## Requirements
Take the line containing "Write the Apache ECharts code for this chart." as the first line and the line containing "const traceNames = ['10" as the last, and output that span verbatim without any images.

[Part of a data file]
◆ ◆ ◆ ◆ ◆

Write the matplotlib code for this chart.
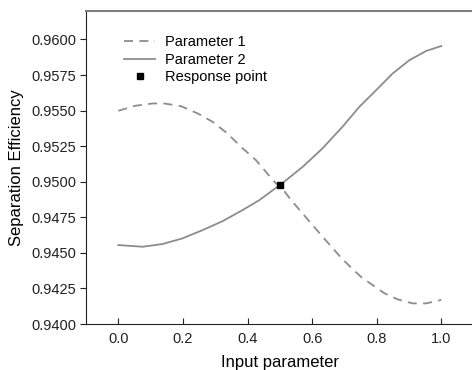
import matplotlib
matplotlib.use("Agg")
import matplotlib.pyplot as plt
from matplotlib.ticker import FormatStrFormatter

# values
x_p1 = [0.0, 0.050, 0.106, 0.142, 0.194, 0.246, 0.292, 0.338, 0.380, 0.426,
        0.457, 0.488, 0.500, 0.535, 0.566, 0.597, 0.628, 0.658, 0.689, 0.720,
        0.751, 0.787, 0.824, 0.865, 0.911, 0.953, 1.0]
y_p1 = [0.95498, 0.95533, 0.95550, 0.95550, 0.95531, 0.95480, 0.95421, 0.95339,
        0.95245, 0.95152, 0.95069, 0.94988, 0.94975, 0.94871, 0.94789, 0.94707,
        0.94625, 0.94548, 0.94468, 0.94398, 0.94332, 0.94274, 0.94216, 0.94173,
        0.94145, 0.94145, 0.94169]

x_p2 = [0.0, 0.075, 0.137, 0.199, 0.261, 0.323, 0.385, 0.437, 0.488, 0.500,
        0.571, 0.632, 0.694, 0.746, 0.798, 0.849, 0.901, 0.953, 1.0]
y_p2 = [0.94555, 0.94543, 0.94562, 0.94602, 0.94660, 0.94723, 0.94801, 0.94871,
        0.94957, 0.94975, 0.95105, 0.95234, 0.95386, 0.95526, 0.95643, 0.95760,
        0.95854, 0.95919, 0.95954]

resp_x = [0.5]
resp_y = [0.94975]

xticks = [0.0, 0.2, 0.4, 0.6, 0.8, 1.0]
yticks = [0.9400, 0.9425, 0.9450, 0.9475, 0.9500, 0.9525, 0.9550, 0.9575, 0.9600]


def main():
    plt.rcParams["font.family"] = ["Liberation Sans", "DejaVu Sans"]
    fig = plt.figure(figsize=(4.72, 3.70), dpi=100)
    ax = fig.add_axes([86 / 472, 46 / 370, 1.2 * 323 / 472, 313 / 370])

    line_color = "#8c8c8c"
    ax.plot(x_p1, y_p1, color=line_color, lw=1.3, dashes=(5, 3.5), label="Parameter 1")
    ax.plot(x_p2, y_p2, color=line_color, lw=1.3, label="Parameter 2")
    ax.plot(resp_x, resp_y, ls="none", marker="s", ms=4, color="black",
            label="Response point", zorder=5)

    ax.set_xlim(-0.1, 1.1)
    ax.set_ylim(0.94, 0.962)
    ax.set_xticks(xticks)
    ax.set_yticks(yticks)
    ax.xaxis.set_major_formatter(FormatStrFormatter("%.1f"))
    ax.yaxis.set_major_formatter(FormatStrFormatter("%.4f"))
    ax.tick_params(axis="x", direction="in", length=4, labelsize=10.5, pad=6,
                   colors="#222222")
    ax.tick_params(axis="y", direction="out", length=4, labelsize=10.5, pad=3,
                   colors="#222222")

    ax.spines["right"].set_visible(False)
    ax.spines["top"].set_color("#808080")
    ax.spines["top"].set_linewidth(1.5)
    ax.spines["left"].set_color("#222222")
    ax.spines["bottom"].set_color("#222222")

    ax.set_xlabel("Input parameter", fontsize=12, labelpad=6)
    ax.set_ylabel("Separation Efficiency", fontsize=12, labelpad=5)

    ax.legend(loc="upper left", bbox_to_anchor=(0.065, 0.965), frameon=False,
              fontsize=10.5, handlelength=2.1, labelspacing=0.25, handletextpad=0.7)

    fig.savefig("out.png", dpi=100)


if __name__ == "__main__":
    main()
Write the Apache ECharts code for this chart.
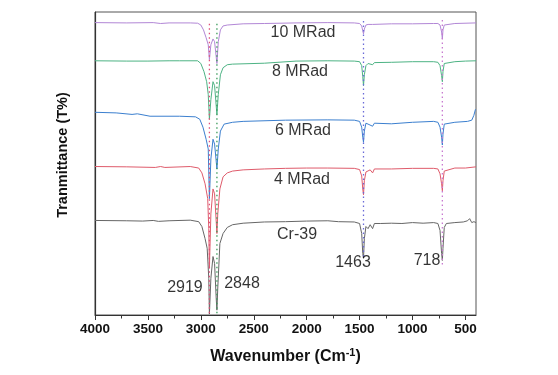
<!DOCTYPE html>
<html>
<head>
<meta charset="utf-8">
<script src="https://cdn.jsdelivr.net/npm/echarts@6/dist/echarts.min.js"></script>
<style>html,body{margin:0;padding:0;background:#fff}#c{width:558px;height:375px}</style>
</head>
<body>
<div id="c"></div>
<script>
// ---- data (wavenumber cm-1, stacked transmittance level 0-100) ----
const traceNames = ['10 MRad', '8 MRad', '6 MRad', '4 MRad', 'Cr-39'];

const mrad10 = [[4000,96.5],[3700,96.4],[3450,96.5],[3380,96.2],[3300,96.4],[3100,96.4],[3030,96.3],[3000,95.7],[2975,94.1],[2950,91.5],[2930,89.2],[2919,84.3],[2905,89.2],[2885,91.1],[2870,90.2],[2848,83.0],[2835,90.2],[2815,94.1],[2790,95.4],[2750,95.7],[2600,96.1],[2400,96.2],[2100,96.4],[1800,96.5],[1550,96.4],[1500,96.2],[1480,95.4],[1470,93.8],[1463,92.8],[1455,94.4],[1440,95.7],[1420,95.9],[1377,95.9],[1200,96.1],[1000,96.1],[800,96.2],[760,96.2],[740,95.7],[725,93.4],[718,91.1],[712,94.1],[700,95.7],[600,96.2],[400,96.4]];

const mrad8 = [[4000,83.9],[3700,83.8],[3500,83.8],[3300,83.9],[3200,83.9],[3030,83.9],[3000,83.0],[2970,80.3],[2945,77.0],[2930,72.8],[2919,64.6],[2905,71.1],[2885,77.0],[2870,75.7],[2848,66.2],[2835,72.8],[2815,79.3],[2790,81.6],[2750,82.6],[2700,82.8],[2400,83.1],[2100,83.8],[1800,83.9],[1550,83.8],[1500,83.6],[1480,82.3],[1470,78.7],[1463,75.7],[1455,79.3],[1440,82.3],[1420,83.0],[1377,82.6],[1360,83.3],[1200,83.4],[1000,83.6],[800,83.6],[760,83.4],[740,82.3],[725,79.0],[718,77.0],[712,80.3],[700,83.0],[600,83.6],[500,83.8],[400,83.9]];

const mrad6 = [[4000,66.9],[3800,66.7],[3650,66.2],[3600,66.4],[3480,65.6],[3200,65.6],[3050,65.4],[3010,64.6],[2980,62.0],[2950,58.0],[2930,54.8],[2919,38.4],[2905,51.5],[2885,58.0],[2870,56.4],[2848,48.2],[2835,54.8],[2815,60.7],[2780,63.0],[2700,63.6],[2600,63.9],[2200,64.3],[1800,64.4],[1550,64.3],[1500,63.9],[1480,62.0],[1470,58.7],[1463,57.0],[1455,60.7],[1440,63.3],[1420,63.0],[1377,62.3],[1360,63.3],[1200,63.1],[1000,63.6],[800,63.9],[760,63.6],[740,62.0],[725,58.7],[718,56.1],[712,59.7],[700,63.0],[600,63.6],[480,63.9],[440,64.3],[420,65.9],[405,67.9]];

const mrad4 = [[4000,49.0],[3700,48.9],[3430,48.7],[3380,49.0],[3340,48.7],[3100,49.0],[3020,48.5],[2990,46.9],[2960,43.3],[2935,38.4],[2925,28.5],[2919,15.4],[2905,33.4],[2885,41.6],[2870,40.0],[2848,26.9],[2840,33.4],[2820,41.6],[2790,45.6],[2750,46.9],[2700,47.5],[2600,47.9],[2400,48.2],[2200,48.4],[2000,48.5],[1800,48.5],[1550,48.4],[1500,48.0],[1480,45.9],[1470,41.6],[1463,39.7],[1455,44.3],[1440,47.2],[1400,47.9],[1377,46.9],[1360,48.2],[1200,48.2],[1000,48.4],[800,48.4],[760,48.2],[740,46.6],[725,43.3],[718,41.0],[712,44.3],[700,47.5],[600,48.5],[500,48.5],[400,48.9]];

const cr39 = [[4000,31.2],[3700,31.1],[3550,31.0],[3450,31.2],[3400,30.9],[3300,31.1],[3100,31.3],[3020,30.8],[2990,29.2],[2960,25.2],[2940,22.0],[2925,12.1],[2919,0.3],[2905,12.1],[2885,19.3],[2870,17.0],[2855,5.6],[2848,1.6],[2840,8.9],[2820,23.6],[2790,26.9],[2750,28.9],[2700,29.8],[2600,30.3],[2400,30.7],[2200,30.8],[2000,31.0],[1800,31.1],[1700,30.8],[1550,30.7],[1500,30.2],[1480,26.9],[1470,20.3],[1463,18.7],[1455,25.2],[1440,29.2],[1420,28.5],[1400,29.8],[1377,28.5],[1360,30.2],[1300,30.2],[1200,30.3],[1100,30.2],[1000,30.5],[900,30.3],[800,30.5],[760,30.2],[740,27.9],[725,20.3],[718,18.0],[712,22.0],[700,28.9],[680,30.2],[600,30.5],[520,30.7],[480,31.1],[460,31.8],[440,30.5],[420,30.8],[400,30.5]];

const traceLabelAt = [[2035,93.1],[2063,80.3],[2035,60.7],[2044,44.6],[2091,26.6]];

const peakPositions = [2919, 2848, 1463, 718];
const peakLineTop = [96.1, 96.1, 97.0, 97.4];
const peakLineBottom = [0, 0, 19.3, 16.4];
const peakLabelAt = [[3150,9.0],[2611,10.5],[1562,17.4],[863,18.0]];

const majorTicks = [4000,3500,3000,2500,2000,1500,1000,500];
const minorTicks = [3750,3250,2750,2250,1750,1250,750];

// ---- styles ----
const traceColors = ['#b287d6', '#4db384', '#3b7fcf', '#df5b6b', '#666666'];
const peakColors = ['#e0507a', '#3a9a5a', '#6a6ad8', '#c87ad0'];
const FONT = 'Liberation Sans, Arial, sans-serif';

const traces = [mrad10, mrad8, mrad6, mrad4, cr39];
const series = [];
traces.forEach((d, i) => {
  series.push({
    type: 'line', name: traceNames[i], data: d, showSymbol: false, symbol: 'none',
    lineStyle: { color: traceColors[i], width: 1 }, silent: true, z: 2
  });
});
peakPositions.forEach((p, i) => {
  series.push({
    type: 'line', data: [[p, peakLineTop[i]], [p, peakLineBottom[i]]], showSymbol: false, symbol: 'none',
    lineStyle: { color: peakColors[i], width: 1.3, type: [1.5, 3] }, silent: true, z: 3
  });
});
const annoLabel = { show: true, position: 'inside', color: '#000', fontSize: 16, fontFamily: FONT };
series.push({
  type: 'scatter', symbolSize: 0, silent: true, z: 5,
  data: traceLabelAt.map((p, i) => ({ value: p, label: { formatter: traceNames[i] } })),
  label: annoLabel
});
series.push({
  type: 'scatter', symbolSize: 0, silent: true, z: 5,
  data: peakLabelAt.map((p, i) => ({ value: p, label: { formatter: String(peakPositions[i]) } })),
  label: annoLabel
});

const chart = echarts.init(document.getElementById('c'), null, { renderer: 'canvas' });
chart.setOption({
  animation: false,
  backgroundColor: '#fff',
  grid: { left: 95, right: 82, top: 12, bottom: 60, show: true, borderColor: '#555', borderWidth: 1 },
  xAxis: [{
    type: 'value', min: 400, max: 4000, inverse: true,
    axisLine: { show: true, onZero: false, lineStyle: { color: '#333', width: 1 } },
    axisTick: { show: true, inside: false, length: 5, customValues: majorTicks, lineStyle: { color: '#333' } },
    axisLabel: { show: true, customValues: majorTicks, formatter: v => String(v), margin: 7,
      color: '#111', fontWeight: 'bold', fontSize: 13.5, fontFamily: FONT },
    splitLine: { show: false },
    name: 'Wavenumber (Cm{sup|-1})', nameLocation: 'middle', nameGap: 32,
    nameTextStyle: { color: '#111', fontWeight: 'bold', fontSize: 16, fontFamily: FONT,
      rich: { sup: { fontSize: 11, fontWeight: 'bold', fontFamily: FONT, color: '#111', padding: [0, 0, 9, 0] } } }
  }, {
    type: 'value', min: 400, max: 4000, inverse: true, position: 'bottom',
    axisLine: { show: false },
    axisTick: { show: true, inside: false, length: 3.5, customValues: minorTicks, lineStyle: { color: '#333' } },
    axisLabel: { show: false }, splitLine: { show: false }
  }],
  yAxis: {
    type: 'value', min: 0, max: 100,
    axisLine: { show: true, lineStyle: { color: '#333', width: 1.2 } },
    axisTick: { show: false }, axisLabel: { show: false }, splitLine: { show: false },
    name: 'Tranmittance (T%)', nameLocation: 'middle', nameGap: 25, nameRotate: 90,
    nameTextStyle: { color: '#111', fontWeight: 'bold', fontSize: 14.5, fontFamily: FONT, padding: [0, 0, 0, 17] }
  },
  series: series
});
</script>
</body>
</html>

◆ ◆ ◆ ◆ ◆

## Reply
Write the Apache ECharts code for this chart.
<!DOCTYPE html>
<html>
<head>
<meta charset="utf-8">
<script src="https://cdn.jsdelivr.net/npm/echarts@6/dist/echarts.min.js"></script>
<style>html,body{margin:0;padding:0;background:#fff}#c{width:558px;height:375px}</style>
</head>
<body>
<div id="c"></div>
<script>
// ---- data (wavenumber cm-1, stacked transmittance level 0-100) ----
const traceNames = ['10 MRad', '8 MRad', '6 MRad', '4 MRad', 'Cr-39'];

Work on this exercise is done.